Charts and diagrams as code
'''

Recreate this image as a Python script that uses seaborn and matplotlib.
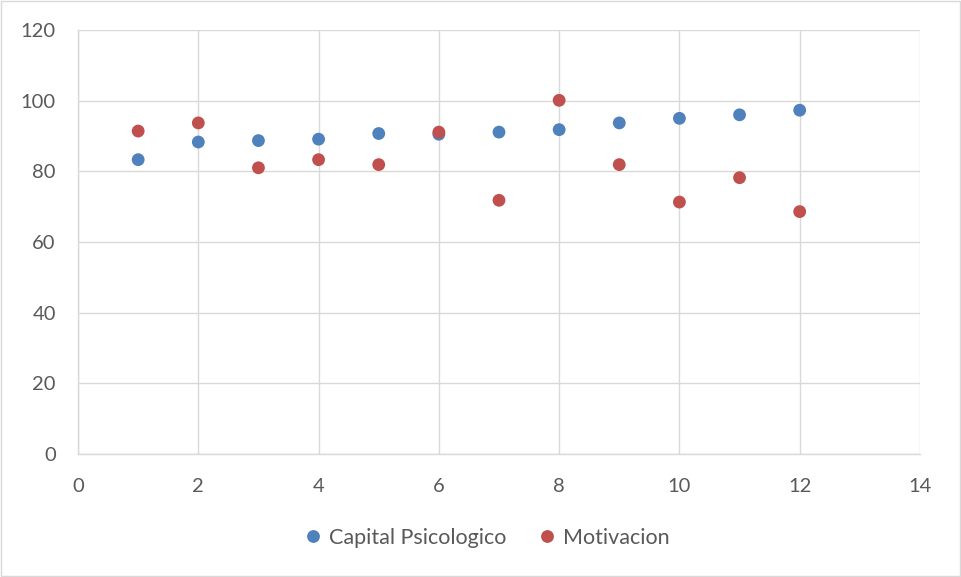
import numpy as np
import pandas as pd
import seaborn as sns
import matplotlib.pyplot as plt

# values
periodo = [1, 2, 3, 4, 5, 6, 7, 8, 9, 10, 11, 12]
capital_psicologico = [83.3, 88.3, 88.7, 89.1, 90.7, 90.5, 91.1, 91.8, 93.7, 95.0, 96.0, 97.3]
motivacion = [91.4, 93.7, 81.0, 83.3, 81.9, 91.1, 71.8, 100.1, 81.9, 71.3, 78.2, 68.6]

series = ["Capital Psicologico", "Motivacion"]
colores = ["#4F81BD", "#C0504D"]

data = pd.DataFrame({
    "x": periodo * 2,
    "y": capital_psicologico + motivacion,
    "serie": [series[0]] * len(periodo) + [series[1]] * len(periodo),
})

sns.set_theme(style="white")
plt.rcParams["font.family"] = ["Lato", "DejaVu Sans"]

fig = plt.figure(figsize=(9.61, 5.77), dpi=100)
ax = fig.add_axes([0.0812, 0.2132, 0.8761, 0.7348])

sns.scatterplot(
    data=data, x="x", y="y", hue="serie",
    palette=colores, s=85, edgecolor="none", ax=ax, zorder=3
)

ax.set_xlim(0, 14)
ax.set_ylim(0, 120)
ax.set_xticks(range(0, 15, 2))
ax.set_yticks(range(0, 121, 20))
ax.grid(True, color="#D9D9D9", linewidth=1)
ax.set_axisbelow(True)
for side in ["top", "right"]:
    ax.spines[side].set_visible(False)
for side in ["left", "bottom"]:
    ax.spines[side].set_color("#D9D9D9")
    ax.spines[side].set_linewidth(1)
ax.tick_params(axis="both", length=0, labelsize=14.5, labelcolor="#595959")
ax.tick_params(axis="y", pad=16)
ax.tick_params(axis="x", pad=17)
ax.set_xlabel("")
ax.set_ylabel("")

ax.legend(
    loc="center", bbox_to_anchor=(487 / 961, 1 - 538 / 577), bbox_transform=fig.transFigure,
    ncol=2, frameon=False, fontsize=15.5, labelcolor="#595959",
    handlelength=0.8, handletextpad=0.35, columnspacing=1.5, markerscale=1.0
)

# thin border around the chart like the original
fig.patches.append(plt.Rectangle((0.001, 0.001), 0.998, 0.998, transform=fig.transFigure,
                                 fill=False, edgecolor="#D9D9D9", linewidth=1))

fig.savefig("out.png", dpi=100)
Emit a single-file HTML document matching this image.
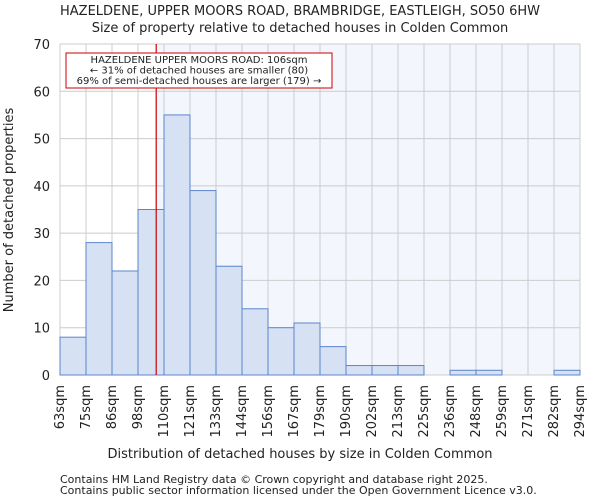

'''

=== Your instructions ===
Retype the records exactly. Any image in them should not appear in what you write.

=== Full output ===
Recreate this image as a Python script that uses seaborn and matplotlib.
import numpy as np
import pandas as pd
import seaborn as sns
import matplotlib.pyplot as plt

# values
periodo = [1, 2, 3, 4, 5, 6, 7, 8, 9, 10, 11, 12]
capital_psicologico = [83.3, 88.3, 88.7, 89.1, 90.7, 90.5, 91.1, 91.8, 93.7, 95.0, 96.0, 97.3]
motivacion = [91.4, 93.7, 81.0, 83.3, 81.9, 91.1, 71.8, 100.1, 81.9, 71.3, 78.2, 68.6]

series = ["Capital Psicologico", "Motivacion"]
colores = ["#4F81BD", "#C0504D"]

data = pd.DataFrame({
    "x": periodo * 2,
    "y": capital_psicologico + motivacion,
    "serie": [series[0]] * len(periodo) + [series[1]] * len(periodo),
})

sns.set_theme(style="white")
plt.rcParams["font.family"] = ["Lato", "DejaVu Sans"]

fig = plt.figure(figsize=(9.61, 5.77), dpi=100)
ax = fig.add_axes([0.0812, 0.2132, 0.8761, 0.7348])

sns.scatterplot(
    data=data, x="x", y="y", hue="serie",
    palette=colores, s=85, edgecolor="none", ax=ax, zorder=3
)

ax.set_xlim(0, 14)
ax.set_ylim(0, 120)
ax.set_xticks(range(0, 15, 2))
ax.set_yticks(range(0, 121, 20))
ax.grid(True, color="#D9D9D9", linewidth=1)
ax.set_axisbelow(True)
for side in ["top", "right"]:
    ax.spines[side].set_visible(False)
for side in ["left", "bottom"]:
    ax.spines[side].set_color("#D9D9D9")
    ax.spines[side].set_linewidth(1)
ax.tick_params(axis="both", length=0, labelsize=14.5, labelcolor="#595959")
ax.tick_params(axis="y", pad=16)
ax.tick_params(axis="x", pad=17)
ax.set_xlabel("")
ax.set_ylabel("")

ax.legend(
    loc="center", bbox_to_anchor=(487 / 961, 1 - 538 / 577), bbox_transform=fig.transFigure,
    ncol=2, frameon=False, fontsize=15.5, labelcolor="#595959",
    handlelength=0.8, handletextpad=0.35, columnspacing=1.5, markerscale=1.0
)

# thin border around the chart like the original
fig.patches.append(plt.Rectangle((0.001, 0.001), 0.998, 0.998, transform=fig.transFigure,
                                 fill=False, edgecolor="#D9D9D9", linewidth=1))

fig.savefig("out.png", dpi=100)
Emit a single-file HTML document matching this image.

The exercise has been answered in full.